Begin

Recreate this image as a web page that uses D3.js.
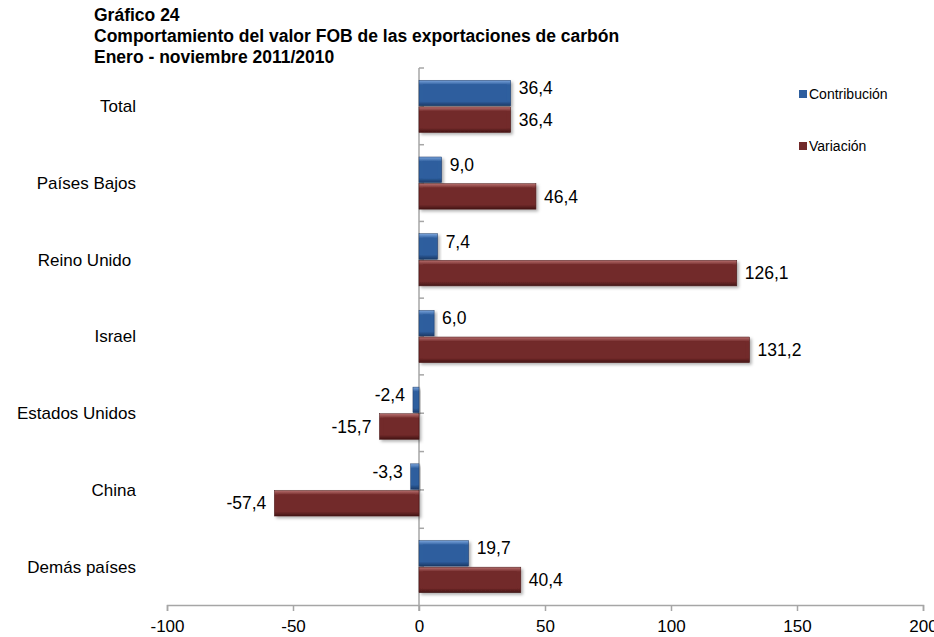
<!DOCTYPE html>
<html>
<head>
<meta charset="utf-8">
<script src="https://cdn.jsdelivr.net/npm/d3@7"></script>
<style>
  body { margin: 0; background: #fff; }
  text { font-family: Arial, "Liberation Sans", sans-serif; }
</style>
</head>
<body>
<div id="chart"></div>
<script>
// chart data
var titleLines = ['Gráfico 24',
                  'Comportamiento del valor FOB de las exportaciones de carbón',
                  'Enero - noviembre 2011/2010'];
var categories = ['Total', 'Países Bajos', 'Reino Unido ', 'Israel', 'Estados Unidos', 'China', 'Demás países'];
var contribucion = [36.4, 9.0, 7.4, 6.0, -2.4, -3.3, 19.7];
var variacion = [36.4, 46.4, 126.1, 131.2, -15.7, -57.4, 40.4];
var seriesNames = ['Contribución', 'Variación'];
var xTicks = [-100, -50, 0, 50, 100, 150, 200];

var width = 934, height = 637;

var locale = d3.formatLocale({decimal: ',', thousands: '.', grouping: [3], currency: ['', ''], minus: '-'});
var fmtVal = locale.format('.1f');
var fmtTick = locale.format('d');

var svg = d3.select('#chart').append('svg')
  .attr('width', width)
  .attr('height', height);

// bevel gradients + shadow
var defs = svg.append('defs');
var palette = {
  c: {base: '#2e5e9e', light: '#7aa4dc', dark: '#1c3a66'},
  v: {base: '#722a2a', light: '#b76f6e', dark: '#441515'}
};
Object.keys(palette).forEach(function(k) {
  var g = defs.append('linearGradient').attr('id', 'grad-' + k)
    .attr('x1', 0).attr('y1', 0).attr('x2', 0).attr('y2', 1);
  g.append('stop').attr('offset', '0%').attr('stop-color', palette[k].light);
  g.append('stop').attr('offset', '18%').attr('stop-color', palette[k].base);
  g.append('stop').attr('offset', '82%').attr('stop-color', palette[k].base);
  g.append('stop').attr('offset', '100%').attr('stop-color', palette[k].dark);
});
defs.append('filter').attr('id', 'shadow')
  .attr('x', '-10%').attr('y', '-20%').attr('width', '130%').attr('height', '160%')
  .append('feDropShadow')
  .attr('dx', 2).attr('dy', 2).attr('stdDeviation', 1.5)
  .attr('flood-color', '#000').attr('flood-opacity', 0.3);

// title
svg.append('g').selectAll('text')
  .data(titleLines)
  .enter().append('text')
  .attr('x', 94)
  .attr('y', function(d, i) { return 21 + i * 21; })
  .style('font-size', '17.5px')
  .style('font-weight', 'bold')
  .text(function(d) { return d; });

var x = d3.scaleLinear().domain([-100, 200]).range([167, 923]);
var y = d3.scaleBand().domain(categories).range([68, 605]).paddingInner(0.32).paddingOuter(0.16);
var ySub = d3.scaleBand().domain(['c', 'v']).range([0, y.bandwidth()]).paddingInner(0.04);

// x axis
var xAxis = svg.append('g')
  .attr('transform', 'translate(0,605)')
  .call(d3.axisBottom(x).tickValues(xTicks).tickFormat(fmtTick).tickSize(6).tickPadding(9));
xAxis.select('.domain').attr('stroke', '#a6a6a6').attr('stroke-width', 1.5);
xAxis.selectAll('.tick line').attr('stroke', '#a6a6a6').attr('stroke-width', 1.5);
xAxis.selectAll('.tick text')
  .style('font-size', '17px')
  .style('font-family', 'Arial, "Liberation Sans", sans-serif')
  .attr('fill', '#000');

// vertical category axis at zero
var yAxisG = svg.append('g');
yAxisG.append('line')
  .attr('x1', x(0)).attr('x2', x(0))
  .attr('y1', y.range()[0]).attr('y2', y.range()[1] + 6)
  .attr('stroke', '#a6a6a6').attr('stroke-width', 1.5);
var halfTicks = d3.range(categories.length * 2).map(function(i) { return y.range()[0] + i * y.step() / 2; });
yAxisG.selectAll('.ytick')
  .data(halfTicks)
  .enter().append('line')
  .attr('class', 'ytick')
  .attr('x1', x(0)).attr('x2', x(0) + 5)
  .attr('y1', function(d) { return d; }).attr('y2', function(d) { return d; })
  .attr('stroke', '#a6a6a6').attr('stroke-width', 1.5);

// category labels
svg.append('g').selectAll('text')
  .data(categories)
  .enter().append('text')
  .attr('x', 136)
  .attr('y', function(d) { return y(d) + y.bandwidth() / 2; })
  .attr('dy', '0.35em')
  .attr('text-anchor', 'end')
  .style('white-space', 'pre')
  .style('font-size', '17px')
  .text(function(d) { return d; });

// bars
var rows = [];
categories.forEach(function(c, i) {
  rows.push({cat: c, key: 'c', value: contribucion[i]});
  rows.push({cat: c, key: 'v', value: variacion[i]});
});

var bars = svg.append('g').selectAll('g.bar')
  .data(rows)
  .enter().append('g')
  .attr('class', 'bar');

bars.append('rect')
  .attr('x', function(d) { return Math.min(x(0), x(d.value)); })
  .attr('y', function(d) { return y(d.cat) + ySub(d.key); })
  .attr('width', function(d) { return Math.abs(x(d.value) - x(0)); })
  .attr('height', ySub.bandwidth())
  .attr('fill', function(d) { return 'url(#grad-' + d.key + ')'; })
  .attr('stroke', function(d) { return palette[d.key].dark; })
  .attr('stroke-width', 0.5)
  .attr('filter', 'url(#shadow)');

bars.append('rect')
  .attr('x', function(d) {
    var w = Math.abs(x(d.value) - x(0));
    return Math.min(x(0), x(d.value)) + Math.min(4, w / 3);
  })
  .attr('y', function(d) { return y(d.cat) + ySub(d.key) + 4; })
  .attr('width', function(d) {
    var w = Math.abs(x(d.value) - x(0));
    return Math.max(0, w - 2 * Math.min(4, w / 3));
  })
  .attr('height', ySub.bandwidth() - 8)
  .attr('fill', function(d) { return palette[d.key].base; });

// value labels
bars.append('text')
  .attr('x', function(d) { return d.value >= 0 ? x(d.value) + 8 : x(d.value) - 8; })
  .attr('y', function(d) { return y(d.cat) + ySub(d.key) + ySub.bandwidth() / 2 + (d.key === 'c' ? -5 : 0); })
  .attr('dy', '0.35em')
  .attr('text-anchor', function(d) { return d.value >= 0 ? 'start' : 'end'; })
  .style('font-size', '17.5px')
  .text(function(d) { return fmtVal(d.value); });

// legend
var legend = svg.append('g').selectAll('g.legend')
  .data(seriesNames)
  .enter().append('g')
  .attr('class', 'legend')
  .attr('transform', function(d, i) { return 'translate(799,' + (90 + i * 52) + ')'; });
legend.append('rect')
  .attr('width', 8).attr('height', 8)
  .attr('fill', function(d, i) { return i === 0 ? palette.c.base : palette.v.base; });
legend.append('text')
  .attr('x', 10).attr('y', 4)
  .attr('dy', '0.35em')
  .style('font-size', '14px')
  .text(function(d) { return d; });
</script>
</body>
</html>
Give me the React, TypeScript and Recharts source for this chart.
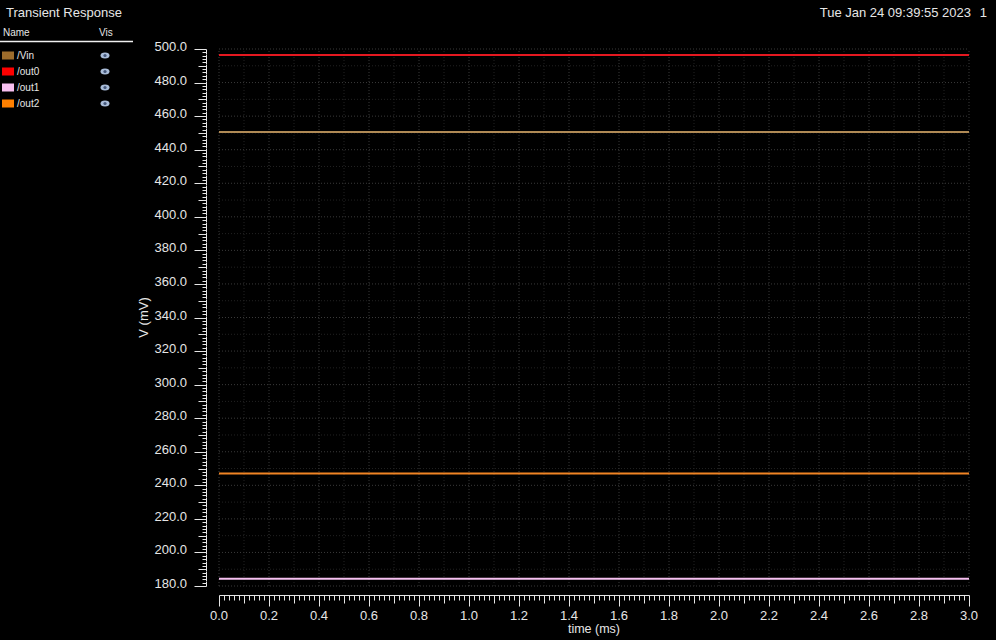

End

Exercise prompt ::
Restate the data above exactly, stripping out each image.

Answer to the exercise ::
Recreate this image as a web page that uses D3.js.
<!DOCTYPE html>
<html>
<head>
<meta charset="utf-8">
<script src="https://cdn.jsdelivr.net/npm/d3@7"></script>
<style>
  body { margin: 0; background: #fff; }
  text { font-family: Arial, "Liberation Sans", sans-serif; }
</style>
</head>
<body>
<div id="chart"></div>
<script>
// chart data
var titleLines = ['Gráfico 24',
                  'Comportamiento del valor FOB de las exportaciones de carbón',
                  'Enero - noviembre 2011/2010'];
var categories = ['Total', 'Países Bajos', 'Reino Unido ', 'Israel', 'Estados Unidos', 'China', 'Demás países'];
var contribucion = [36.4, 9.0, 7.4, 6.0, -2.4, -3.3, 19.7];
var variacion = [36.4, 46.4, 126.1, 131.2, -15.7, -57.4, 40.4];
var seriesNames = ['Contribución', 'Variación'];
var xTicks = [-100, -50, 0, 50, 100, 150, 200];

var width = 934, height = 637;

var locale = d3.formatLocale({decimal: ',', thousands: '.', grouping: [3], currency: ['', ''], minus: '-'});
var fmtVal = locale.format('.1f');
var fmtTick = locale.format('d');

var svg = d3.select('#chart').append('svg')
  .attr('width', width)
  .attr('height', height);

// bevel gradients + shadow
var defs = svg.append('defs');
var palette = {
  c: {base: '#2e5e9e', light: '#7aa4dc', dark: '#1c3a66'},
  v: {base: '#722a2a', light: '#b76f6e', dark: '#441515'}
};
Object.keys(palette).forEach(function(k) {
  var g = defs.append('linearGradient').attr('id', 'grad-' + k)
    .attr('x1', 0).attr('y1', 0).attr('x2', 0).attr('y2', 1);
  g.append('stop').attr('offset', '0%').attr('stop-color', palette[k].light);
  g.append('stop').attr('offset', '18%').attr('stop-color', palette[k].base);
  g.append('stop').attr('offset', '82%').attr('stop-color', palette[k].base);
  g.append('stop').attr('offset', '100%').attr('stop-color', palette[k].dark);
});
defs.append('filter').attr('id', 'shadow')
  .attr('x', '-10%').attr('y', '-20%').attr('width', '130%').attr('height', '160%')
  .append('feDropShadow')
  .attr('dx', 2).attr('dy', 2).attr('stdDeviation', 1.5)
  .attr('flood-color', '#000').attr('flood-opacity', 0.3);

// title
svg.append('g').selectAll('text')
  .data(titleLines)
  .enter().append('text')
  .attr('x', 94)
  .attr('y', function(d, i) { return 21 + i * 21; })
  .style('font-size', '17.5px')
  .style('font-weight', 'bold')
  .text(function(d) { return d; });

var x = d3.scaleLinear().domain([-100, 200]).range([167, 923]);
var y = d3.scaleBand().domain(categories).range([68, 605]).paddingInner(0.32).paddingOuter(0.16);
var ySub = d3.scaleBand().domain(['c', 'v']).range([0, y.bandwidth()]).paddingInner(0.04);

// x axis
var xAxis = svg.append('g')
  .attr('transform', 'translate(0,605)')
  .call(d3.axisBottom(x).tickValues(xTicks).tickFormat(fmtTick).tickSize(6).tickPadding(9));
xAxis.select('.domain').attr('stroke', '#a6a6a6').attr('stroke-width', 1.5);
xAxis.selectAll('.tick line').attr('stroke', '#a6a6a6').attr('stroke-width', 1.5);
xAxis.selectAll('.tick text')
  .style('font-size', '17px')
  .style('font-family', 'Arial, "Liberation Sans", sans-serif')
  .attr('fill', '#000');

// vertical category axis at zero
var yAxisG = svg.append('g');
yAxisG.append('line')
  .attr('x1', x(0)).attr('x2', x(0))
  .attr('y1', y.range()[0]).attr('y2', y.range()[1] + 6)
  .attr('stroke', '#a6a6a6').attr('stroke-width', 1.5);
var halfTicks = d3.range(categories.length * 2).map(function(i) { return y.range()[0] + i * y.step() / 2; });
yAxisG.selectAll('.ytick')
  .data(halfTicks)
  .enter().append('line')
  .attr('class', 'ytick')
  .attr('x1', x(0)).attr('x2', x(0) + 5)
  .attr('y1', function(d) { return d; }).attr('y2', function(d) { return d; })
  .attr('stroke', '#a6a6a6').attr('stroke-width', 1.5);

// category labels
svg.append('g').selectAll('text')
  .data(categories)
  .enter().append('text')
  .attr('x', 136)
  .attr('y', function(d) { return y(d) + y.bandwidth() / 2; })
  .attr('dy', '0.35em')
  .attr('text-anchor', 'end')
  .style('white-space', 'pre')
  .style('font-size', '17px')
  .text(function(d) { return d; });

// bars
var rows = [];
categories.forEach(function(c, i) {
  rows.push({cat: c, key: 'c', value: contribucion[i]});
  rows.push({cat: c, key: 'v', value: variacion[i]});
});

var bars = svg.append('g').selectAll('g.bar')
  .data(rows)
  .enter().append('g')
  .attr('class', 'bar');

bars.append('rect')
  .attr('x', function(d) { return Math.min(x(0), x(d.value)); })
  .attr('y', function(d) { return y(d.cat) + ySub(d.key); })
  .attr('width', function(d) { return Math.abs(x(d.value) - x(0)); })
  .attr('height', ySub.bandwidth())
  .attr('fill', function(d) { return 'url(#grad-' + d.key + ')'; })
  .attr('stroke', function(d) { return palette[d.key].dark; })
  .attr('stroke-width', 0.5)
  .attr('filter', 'url(#shadow)');

bars.append('rect')
  .attr('x', function(d) {
    var w = Math.abs(x(d.value) - x(0));
    return Math.min(x(0), x(d.value)) + Math.min(4, w / 3);
  })
  .attr('y', function(d) { return y(d.cat) + ySub(d.key) + 4; })
  .attr('width', function(d) {
    var w = Math.abs(x(d.value) - x(0));
    return Math.max(0, w - 2 * Math.min(4, w / 3));
  })
  .attr('height', ySub.bandwidth() - 8)
  .attr('fill', function(d) { return palette[d.key].base; });

// value labels
bars.append('text')
  .attr('x', function(d) { return d.value >= 0 ? x(d.value) + 8 : x(d.value) - 8; })
  .attr('y', function(d) { return y(d.cat) + ySub(d.key) + ySub.bandwidth() / 2 + (d.key === 'c' ? -5 : 0); })
  .attr('dy', '0.35em')
  .attr('text-anchor', function(d) { return d.value >= 0 ? 'start' : 'end'; })
  .style('font-size', '17.5px')
  .text(function(d) { return fmtVal(d.value); });

// legend
var legend = svg.append('g').selectAll('g.legend')
  .data(seriesNames)
  .enter().append('g')
  .attr('class', 'legend')
  .attr('transform', function(d, i) { return 'translate(799,' + (90 + i * 52) + ')'; });
legend.append('rect')
  .attr('width', 8).attr('height', 8)
  .attr('fill', function(d, i) { return i === 0 ? palette.c.base : palette.v.base; });
legend.append('text')
  .attr('x', 10).attr('y', 4)
  .attr('dy', '0.35em')
  .style('font-size', '14px')
  .text(function(d) { return d; });
</script>
</body>
</html>
Give me the React, TypeScript and Recharts source for this chart.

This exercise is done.